### Supplied data
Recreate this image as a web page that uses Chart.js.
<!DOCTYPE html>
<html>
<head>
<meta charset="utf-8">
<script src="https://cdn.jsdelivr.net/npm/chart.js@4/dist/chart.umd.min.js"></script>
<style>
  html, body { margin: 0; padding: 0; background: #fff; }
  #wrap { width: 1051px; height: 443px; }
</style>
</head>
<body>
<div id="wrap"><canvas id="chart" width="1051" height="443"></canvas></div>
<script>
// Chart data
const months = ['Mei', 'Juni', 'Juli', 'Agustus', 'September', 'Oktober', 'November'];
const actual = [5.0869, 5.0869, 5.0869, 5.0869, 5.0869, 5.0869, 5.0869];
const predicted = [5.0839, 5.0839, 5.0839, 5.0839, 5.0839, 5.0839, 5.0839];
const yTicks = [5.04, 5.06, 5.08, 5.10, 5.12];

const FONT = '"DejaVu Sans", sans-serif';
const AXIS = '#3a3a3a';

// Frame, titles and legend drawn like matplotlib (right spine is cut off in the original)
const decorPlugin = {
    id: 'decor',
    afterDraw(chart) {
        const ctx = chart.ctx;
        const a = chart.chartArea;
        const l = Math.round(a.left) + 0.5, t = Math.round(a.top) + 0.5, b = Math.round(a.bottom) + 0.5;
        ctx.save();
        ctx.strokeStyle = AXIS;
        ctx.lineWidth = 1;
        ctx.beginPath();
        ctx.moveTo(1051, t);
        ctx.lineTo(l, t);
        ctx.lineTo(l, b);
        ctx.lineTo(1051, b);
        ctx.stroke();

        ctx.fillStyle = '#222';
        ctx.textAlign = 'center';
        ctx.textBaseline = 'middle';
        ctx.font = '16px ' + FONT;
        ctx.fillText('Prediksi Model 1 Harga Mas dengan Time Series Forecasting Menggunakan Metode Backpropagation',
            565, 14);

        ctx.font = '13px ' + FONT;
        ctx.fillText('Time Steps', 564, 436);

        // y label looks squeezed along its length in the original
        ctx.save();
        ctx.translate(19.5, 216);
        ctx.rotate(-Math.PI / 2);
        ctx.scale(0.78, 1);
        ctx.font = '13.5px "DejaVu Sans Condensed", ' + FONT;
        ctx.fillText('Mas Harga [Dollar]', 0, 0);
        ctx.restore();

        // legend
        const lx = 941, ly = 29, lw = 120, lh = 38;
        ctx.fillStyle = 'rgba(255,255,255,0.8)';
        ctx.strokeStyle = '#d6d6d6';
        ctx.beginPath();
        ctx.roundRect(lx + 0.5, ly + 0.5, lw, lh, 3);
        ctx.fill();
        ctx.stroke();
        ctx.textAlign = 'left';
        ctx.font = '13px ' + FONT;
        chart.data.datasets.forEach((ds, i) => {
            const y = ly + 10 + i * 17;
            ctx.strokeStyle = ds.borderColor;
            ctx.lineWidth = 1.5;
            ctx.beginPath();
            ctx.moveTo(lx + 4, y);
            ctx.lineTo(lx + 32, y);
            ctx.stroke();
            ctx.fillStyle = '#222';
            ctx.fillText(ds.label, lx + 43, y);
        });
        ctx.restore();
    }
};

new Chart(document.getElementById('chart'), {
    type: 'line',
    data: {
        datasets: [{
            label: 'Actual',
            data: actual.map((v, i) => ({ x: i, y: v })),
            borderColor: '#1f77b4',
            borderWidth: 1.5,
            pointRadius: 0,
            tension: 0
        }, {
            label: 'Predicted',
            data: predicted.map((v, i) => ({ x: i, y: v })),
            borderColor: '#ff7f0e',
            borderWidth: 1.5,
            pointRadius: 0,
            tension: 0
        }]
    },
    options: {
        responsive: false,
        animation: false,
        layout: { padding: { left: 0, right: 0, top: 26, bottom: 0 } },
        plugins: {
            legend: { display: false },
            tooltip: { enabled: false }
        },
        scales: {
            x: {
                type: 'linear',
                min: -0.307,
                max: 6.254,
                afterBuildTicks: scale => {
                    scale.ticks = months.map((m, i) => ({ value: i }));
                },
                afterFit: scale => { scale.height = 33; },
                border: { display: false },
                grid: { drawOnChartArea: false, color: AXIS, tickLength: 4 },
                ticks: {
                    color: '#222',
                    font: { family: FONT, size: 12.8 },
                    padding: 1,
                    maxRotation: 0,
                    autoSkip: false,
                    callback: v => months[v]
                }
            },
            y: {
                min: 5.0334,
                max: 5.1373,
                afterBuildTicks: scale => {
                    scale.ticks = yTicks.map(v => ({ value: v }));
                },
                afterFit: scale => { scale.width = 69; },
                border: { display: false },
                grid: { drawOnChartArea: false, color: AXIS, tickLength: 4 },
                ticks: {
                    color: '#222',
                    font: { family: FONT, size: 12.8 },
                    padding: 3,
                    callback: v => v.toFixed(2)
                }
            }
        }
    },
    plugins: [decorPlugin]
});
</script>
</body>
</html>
==
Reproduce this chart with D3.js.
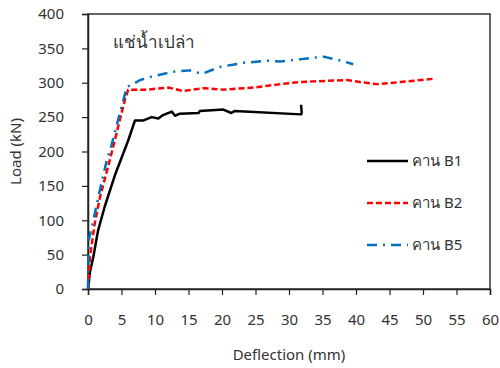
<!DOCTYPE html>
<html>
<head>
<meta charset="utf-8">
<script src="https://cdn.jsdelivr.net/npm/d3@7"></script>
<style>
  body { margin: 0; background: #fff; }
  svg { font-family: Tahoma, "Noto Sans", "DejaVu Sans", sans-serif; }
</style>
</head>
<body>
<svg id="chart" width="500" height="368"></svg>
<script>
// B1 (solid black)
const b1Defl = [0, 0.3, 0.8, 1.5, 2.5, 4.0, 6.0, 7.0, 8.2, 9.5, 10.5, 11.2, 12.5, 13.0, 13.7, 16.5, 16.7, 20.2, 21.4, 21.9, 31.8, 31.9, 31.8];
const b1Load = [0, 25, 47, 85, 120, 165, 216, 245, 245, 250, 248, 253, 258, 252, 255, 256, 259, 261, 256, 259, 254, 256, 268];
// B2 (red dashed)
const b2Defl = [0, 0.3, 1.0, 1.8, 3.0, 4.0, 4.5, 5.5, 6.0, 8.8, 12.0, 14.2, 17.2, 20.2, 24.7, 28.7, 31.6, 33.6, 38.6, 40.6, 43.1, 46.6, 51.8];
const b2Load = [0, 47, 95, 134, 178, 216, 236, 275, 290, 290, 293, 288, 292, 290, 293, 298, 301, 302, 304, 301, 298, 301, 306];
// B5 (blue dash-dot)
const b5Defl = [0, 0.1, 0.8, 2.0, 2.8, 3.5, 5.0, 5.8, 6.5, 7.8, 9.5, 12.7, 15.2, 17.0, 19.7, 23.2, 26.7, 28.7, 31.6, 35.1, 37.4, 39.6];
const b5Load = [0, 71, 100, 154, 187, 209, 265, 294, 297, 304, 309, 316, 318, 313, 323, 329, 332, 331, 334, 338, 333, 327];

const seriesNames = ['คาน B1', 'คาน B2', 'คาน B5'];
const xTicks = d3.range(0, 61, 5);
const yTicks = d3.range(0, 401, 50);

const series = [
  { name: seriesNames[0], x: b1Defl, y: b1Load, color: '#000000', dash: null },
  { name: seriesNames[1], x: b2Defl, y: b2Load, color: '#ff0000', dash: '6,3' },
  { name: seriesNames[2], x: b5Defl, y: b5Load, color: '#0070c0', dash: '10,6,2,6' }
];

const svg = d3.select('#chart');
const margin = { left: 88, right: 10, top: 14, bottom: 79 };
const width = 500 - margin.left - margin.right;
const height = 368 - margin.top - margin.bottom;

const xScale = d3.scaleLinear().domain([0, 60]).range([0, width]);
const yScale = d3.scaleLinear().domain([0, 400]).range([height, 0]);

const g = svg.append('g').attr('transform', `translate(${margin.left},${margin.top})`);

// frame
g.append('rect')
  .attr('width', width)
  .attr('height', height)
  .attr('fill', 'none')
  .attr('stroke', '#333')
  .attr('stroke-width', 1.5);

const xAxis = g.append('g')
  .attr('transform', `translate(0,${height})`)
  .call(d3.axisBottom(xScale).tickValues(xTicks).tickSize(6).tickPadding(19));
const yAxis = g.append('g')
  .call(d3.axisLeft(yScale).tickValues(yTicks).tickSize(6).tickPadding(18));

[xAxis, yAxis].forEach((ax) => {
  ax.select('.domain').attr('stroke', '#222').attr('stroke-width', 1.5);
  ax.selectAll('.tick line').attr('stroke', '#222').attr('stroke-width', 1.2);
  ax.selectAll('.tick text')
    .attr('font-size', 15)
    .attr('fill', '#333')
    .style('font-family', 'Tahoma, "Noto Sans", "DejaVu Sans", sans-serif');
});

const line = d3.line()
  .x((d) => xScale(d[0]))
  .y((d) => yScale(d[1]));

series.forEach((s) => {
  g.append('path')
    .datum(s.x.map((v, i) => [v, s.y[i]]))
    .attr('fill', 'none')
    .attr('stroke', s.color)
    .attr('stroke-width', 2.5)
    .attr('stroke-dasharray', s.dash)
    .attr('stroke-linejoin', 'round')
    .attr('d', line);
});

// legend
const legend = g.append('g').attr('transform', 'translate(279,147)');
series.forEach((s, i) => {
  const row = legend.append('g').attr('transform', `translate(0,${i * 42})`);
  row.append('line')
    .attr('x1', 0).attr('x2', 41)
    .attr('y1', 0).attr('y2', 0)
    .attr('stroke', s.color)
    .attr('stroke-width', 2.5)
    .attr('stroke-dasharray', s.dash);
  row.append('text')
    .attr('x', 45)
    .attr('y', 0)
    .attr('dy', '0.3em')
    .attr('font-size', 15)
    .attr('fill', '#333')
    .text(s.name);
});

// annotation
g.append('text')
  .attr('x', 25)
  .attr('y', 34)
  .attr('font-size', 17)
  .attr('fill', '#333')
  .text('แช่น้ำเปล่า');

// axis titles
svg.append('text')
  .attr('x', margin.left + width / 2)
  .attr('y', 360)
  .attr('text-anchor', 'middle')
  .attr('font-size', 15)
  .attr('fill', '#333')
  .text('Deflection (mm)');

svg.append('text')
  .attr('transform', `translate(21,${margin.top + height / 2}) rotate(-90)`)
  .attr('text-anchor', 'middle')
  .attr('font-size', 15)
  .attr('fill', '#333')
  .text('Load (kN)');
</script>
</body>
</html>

### Exercise requirements
Using the data above, which lines fall from the one with "Reproduce this chart with D3.js." through the one with "const yTicks = d3.range(0, 401, 50);"? Repeat them exactly, ends included, minus any pictures.

### Expected output
Reproduce this chart with D3.js.
<!DOCTYPE html>
<html>
<head>
<meta charset="utf-8">
<script src="https://cdn.jsdelivr.net/npm/d3@7"></script>
<style>
  body { margin: 0; background: #fff; }
  svg { font-family: Tahoma, "Noto Sans", "DejaVu Sans", sans-serif; }
</style>
</head>
<body>
<svg id="chart" width="500" height="368"></svg>
<script>
// B1 (solid black)
const b1Defl = [0, 0.3, 0.8, 1.5, 2.5, 4.0, 6.0, 7.0, 8.2, 9.5, 10.5, 11.2, 12.5, 13.0, 13.7, 16.5, 16.7, 20.2, 21.4, 21.9, 31.8, 31.9, 31.8];
const b1Load = [0, 25, 47, 85, 120, 165, 216, 245, 245, 250, 248, 253, 258, 252, 255, 256, 259, 261, 256, 259, 254, 256, 268];
// B2 (red dashed)
const b2Defl = [0, 0.3, 1.0, 1.8, 3.0, 4.0, 4.5, 5.5, 6.0, 8.8, 12.0, 14.2, 17.2, 20.2, 24.7, 28.7, 31.6, 33.6, 38.6, 40.6, 43.1, 46.6, 51.8];
const b2Load = [0, 47, 95, 134, 178, 216, 236, 275, 290, 290, 293, 288, 292, 290, 293, 298, 301, 302, 304, 301, 298, 301, 306];
// B5 (blue dash-dot)
const b5Defl = [0, 0.1, 0.8, 2.0, 2.8, 3.5, 5.0, 5.8, 6.5, 7.8, 9.5, 12.7, 15.2, 17.0, 19.7, 23.2, 26.7, 28.7, 31.6, 35.1, 37.4, 39.6];
const b5Load = [0, 71, 100, 154, 187, 209, 265, 294, 297, 304, 309, 316, 318, 313, 323, 329, 332, 331, 334, 338, 333, 327];

const seriesNames = ['คาน B1', 'คาน B2', 'คาน B5'];
const xTicks = d3.range(0, 61, 5);
const yTicks = d3.range(0, 401, 50);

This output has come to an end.